Why should investors separate reported profit from operating performance in Hindalco Industries?

Investors should separate reported profit from operating performance because Q4 FY2026 included exceptional disruption-related effects that distorted the headline net profit figure. Reported profit fell sharply, but profit before exceptional items rose, and EBITDA reached an all-time high. That combination tells investors that the business was not weak in the traditional operating sense. It was hit by a large exceptional burden.

However, investors should not ignore reported profit either. Exceptional items may be non-recurring in accounting language, but they can still affect cash flows, leverage and capital allocation. The right interpretation is neither panic nor blind optimism. Hindalco Industries Limited delivered strong operating results, but the market is correct to demand more visibility on Novelis recovery and cash-flow normalisation.

That is why the stock reaction was reasonable. A near-52-week-high stock with a strong one-year run can fall on reported profit disappointment even when analysts look through exceptional items. The investment case is not broken, but it is now more conditional. Hindalco Industries Limited must prove that the operating strength shown in Q4 FY2026 can translate into cleaner reported earnings and improved cash flow over the next few quarters.

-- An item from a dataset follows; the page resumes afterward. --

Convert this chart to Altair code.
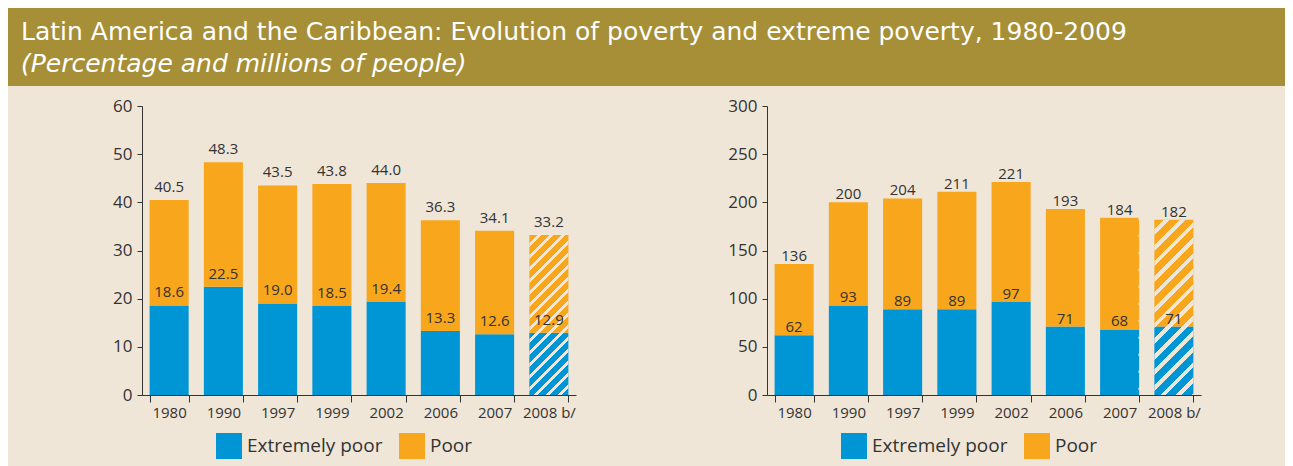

Key takeaways on what Hindalco Industries’ Q4 FY2026 results mean for investors and metals markets

  • Hindalco Industries Limited’s reported Q4 FY2026 net profit fell 51 percent year-on-year to ₹2,597 crore because of exceptional losses linked to the Novelis Oswego disruption.
  • The headline profit decline masks record consolidated revenue of ₹78,133 crore and all-time high consolidated EBITDA of ₹11,197 crore.
  • Profit before exceptional items rose to ₹5,796 crore, showing that the underlying operating performance was stronger than the reported profit decline suggested.
  • Hindalco Industries Limited’s India business delivered record revenue and profit, giving the company a stronger domestic earnings anchor.
  • Copper EBITDA rose sharply, reinforcing Hindalco Industries Limited’s exposure to India’s electrification, infrastructure and power equipment demand cycle.
  • Novelis remains the biggest swing factor because Oswego disruption costs, Bay Minette capital expenditure and free cash flow pressure can influence consolidated valuation.
  • The stock remains close to its 52-week high despite the post-results decline, showing that investors are cautious but not abandoning the Hindalco Industries Limited story.
  • The next rerating trigger will depend on clearer Novelis recovery, stronger free cash flow conversion and continued India business momentum.
  • Commodity price volatility remains a key risk because aluminium and copper margins can change quickly if realisations or input costs move against the company.
  • The investment case is best read as a strong operating story temporarily complicated by a large subsidiary-level disruption, not as a simple earnings miss.